Thou Didst Let Fall

  download catalogue pdf

In Tony Albert’s upcoming solo exhibition at Sullivan+Strumpf, the many hidden histories and stories of war are revealed through a series of installations, paintings and sculptures. Inspired by his family, who share over 80 years of combined military service, Thou didst let fall marks the culmination of a four year journey, during which Albert was commissioned by the City of Sydney to create a major monument honouring Aboriginal and Torres Strait Islander service personnel and was deployed on a tour of duty as an Official War Artist for the Australian War Memorial.
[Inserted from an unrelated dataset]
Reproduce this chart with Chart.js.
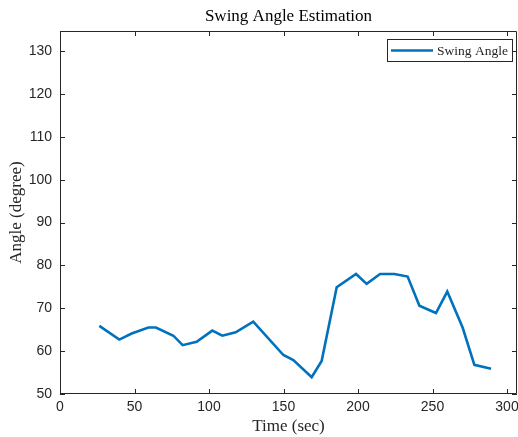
<!DOCTYPE html>
<html>
<head>
<meta charset="utf-8">
<script src="https://cdn.jsdelivr.net/npm/chart.js@4/dist/chart.umd.min.js"></script>
<style>
html,body{margin:0;padding:0;background:#fff;}
#wrap{width:518px;height:437px;position:relative;}
</style>
</head>
<body>
<div id="wrap"><canvas id="c" width="518" height="437"></canvas></div>
<script>
const timeSec = [26.4, 39.8, 48.1, 59.3, 64.4, 76.1, 82.3, 91.7, 102.2, 108.9, 117.9, 129.7, 149.9, 156.6, 168.9, 175.6, 185.7, 198.7, 205.8, 214.8, 224.4, 233.3, 241.2, 252.3, 259.9, 270.2, 278.1, 289.3];
const swingAngle = [65.9, 62.7, 64.1, 65.5, 65.5, 63.6, 61.4, 62.2, 64.8, 63.6, 64.4, 66.9, 59.1, 57.9, 53.9, 57.7, 74.9, 78.0, 75.7, 78.0, 78.0, 77.4, 70.6, 68.9, 73.9, 65.5, 56.8, 55.9];
const xTicks = [0, 50, 100, 150, 200, 250, 300];
const yTicks = [50, 60, 70, 80, 90, 100, 110, 120, 130];
const titleText = 'Swing Angle Estimation';
const xLabel = 'Time (sec)';
const yLabel = 'Angle (degree)';
const seriesName = 'Swing Angle';

const LINE = '#0072BD';
const AX = '#262626';
const SERIF = '"Liberation Serif", "DejaVu Serif", serif';
const SANS = '"Liberation Sans", Arial, sans-serif';

const boxPlugin = {
  id: 'boxPlugin',
  afterDatasetsDraw(chart) {
    const ctx = chart.ctx;
    const a = chart.chartArea;
    const xs = chart.scales.x, ys = chart.scales.y;
    ctx.save();
    ctx.strokeStyle = AX;
    ctx.lineWidth = 1;
    ctx.beginPath();
    ctx.rect(a.left + 0.5, a.top + 0.5, a.right - a.left - 1, a.bottom - a.top - 1);
    const tl = 5;
    xTicks.forEach(v => {
      const px = Math.round(xs.getPixelForValue(v)) + 0.5;
      ctx.moveTo(px, a.bottom); ctx.lineTo(px, a.bottom - tl);
      ctx.moveTo(px, a.top); ctx.lineTo(px, a.top + tl);
    });
    yTicks.forEach(v => {
      const py = Math.round(ys.getPixelForValue(v)) + 0.5;
      ctx.moveTo(a.left, py); ctx.lineTo(a.left + tl, py);
      ctx.moveTo(a.right, py); ctx.lineTo(a.right - tl, py);
    });
    ctx.stroke();

    // legend
    const lx = 387, ly = 39, lw = 125, lh = 22;
    ctx.fillStyle = '#fff';
    ctx.fillRect(lx, ly, lw, lh);
    ctx.strokeStyle = AX;
    ctx.strokeRect(lx + 0.5, ly + 0.5, lw, lh);
    ctx.strokeStyle = LINE;
    ctx.lineWidth = 2.5;
    ctx.beginPath();
    ctx.moveTo(391, ly + lh / 2 + 0.5);
    ctx.lineTo(433, ly + lh / 2 + 0.5);
    ctx.stroke();
    ctx.fillStyle = AX;
    ctx.font = '13.5px ' + SERIF;
    ctx.textBaseline = 'middle';
    ctx.textAlign = 'left';
    ctx.fillText(seriesName, 437, ly + lh / 2 + 1);

    // title
    ctx.font = '17px ' + SERIF;
    ctx.textAlign = 'center';
    ctx.fillStyle = '#000';
    ctx.fillText(titleText, (a.left + a.right) / 2, 17);
    ctx.restore();
  }
};

new Chart(document.getElementById('c'), {
  type: 'line',
  data: {
    datasets: [{
      label: seriesName,
      data: timeSec.map((t, i) => ({ x: t, y: swingAngle[i] })),
      borderColor: LINE,
      backgroundColor: LINE,
      borderWidth: 2.6,
      pointRadius: 0,
      tension: 0,
      fill: false
    }]
  },
  options: {
    responsive: false,
    animation: false,
    layout: { padding: { left: 0, right: 1, top: 31, bottom: 0 } },
    plugins: { legend: { display: false }, tooltip: { enabled: false }, title: { display: false } },
    scales: {
      x: {
        type: 'linear',
        min: 0, max: 306.7,
        afterBuildTicks(s) { s.ticks = xTicks.map(v => ({ value: v })); },
        afterFit(s) { s.height = 43; s.paddingLeft = 0; s.paddingRight = 0; },
        grid: { display: false, drawTicks: false },
        border: { display: false },
        ticks: { color: AX, font: { family: SANS, size: 14 }, padding: 5, maxRotation: 0, autoSkip: false },
        title: { display: true, text: xLabel, color: AX, font: { family: SERIF, size: 17 }, padding: { top: 0, bottom: 0 } }
      },
      y: {
        type: 'linear',
        min: 50, max: 134.7,
        afterBuildTicks(s) { s.ticks = yTicks.map(v => ({ value: v })); },
        afterFit(s) { s.width = 60; s.paddingTop = 0; s.paddingBottom = 0; },
        grid: { display: false, drawTicks: false },
        border: { display: false },
        ticks: { color: AX, font: { family: SANS, size: 14 }, padding: 8, autoSkip: false },
        title: { display: true, text: yLabel, color: AX, font: { family: SERIF, size: 17 }, padding: { top: 6, bottom: 0 } }
      }
    }
  },
  plugins: [boxPlugin]
});
</script>
</body>
</html>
Thou didst let fall reinterprets the ANZAC tradition and continues to explore a core belief that underpins Albert’s practice: ‘the greatest gift we can give our children is historical truth.’ In Universal Soldier, a reference to Buffy Sainte-Marie’s 1964 song by the same name, kitsch Aboriginal ephemera are assembled to form a silhouette of a soldier carrying his wounded comrade. Bound together by torn camouflage fabric and twine, the installation not only conveys the power of humanity, friendship and compassion, but also contests conventional history, which has largely overlooked the contributions made by Indigenous soldiers. Albert states:

I’ve been interested in the idea of camouflage. In a way it’s the opposite of a target [used in previous work]. It’s about concealing, rather than drawing attention – camouflaging until the point of complete erasure and eradication. Since our stories are being eradicated, the camouflage functions like a disease, creeping over our histories.”

Aboriginal and Torres Strait Islander men and women have served in every conflict since colonisation, including what is known as ‘the frontier wars’, in which it is estimated up to one million Aboriginal men, women and children were murdered. In the trenches, enlisted soldiers were treated as equals; however, on their return to Australia they were greeted with the same racism they faced before leaving for war, and continued to fight for citizenship, land rights, equal wages and the right to raise their own children. Albert’s grandfather Eddie experienced this injustice first hand after narrowly escaping execution during World War II. Unlike other Diggers, Eddie and his fellow Indigenous soldiers did not receive land grants for their service.

His remarkable story of survival is the inspiration behind Albert’s artwork YININMADYEMI Thou didst let fall, a major public art monument honouring Aboriginal and Torres Strait Islander service men and women. Commissioned by the City of Sydney and launched at Hyde Park on 18 March 2015, the sculpture comprises four seven-metre-tall bullets and three fallen shells sculpted from steel, corten and black marble. In Albert’s exhibition at Sullivan+Strumpf, a bronze scaled maquette of the sculpture accompanies a delicately embellished visual diary documenting the artist’s journey throughout the commission process.

In 2011 Albert made history, becoming the first Aboriginal person to be selected as an Official War Artist by the Australian War Memorial. He was deployed to the North West Mobile Force (NORFORCE), a non-combatant infantry battalion located in Northern Australia. Responsible for patrolling and protecting Australia’s most vulnerable border, the NORFORCE regiment comprises sixty-percent Indigenous service men and women, who are recruited from communities across the Top End of Australia, the Torres Strait Islands and beyond. 

With the support of their communities NORFORCE personnel take leave from their cultural responsibilities and adopt the name ‘Green Skin’, a highly revered title that supersedes their familial skin name. In Albert’s Green Skins paintings, delicate silhouettes of soldiers, text, numbers and shapes are superimposed over vintage war comics depicting white soldiers humiliating and objectifying Aboriginal men and women. As Albert himself states

“At the core of my work is a kind of reconciliation with these racist objects’ very existence. Yes, they are painful reiterations of a violent and oppressive history, but we also cannot hide or destroy them because they are an important societal record that should not be forgotten.

Rather than rejecting or reinforcing these dehumanising paradigms, Albert reconstructs the narrative, writing Indigenous service men and women back into history. Through the process of literally overwriting these racist representations, Albert presents an altruistic perspective that, like so much of his work, stresses positivity in the face of adversity.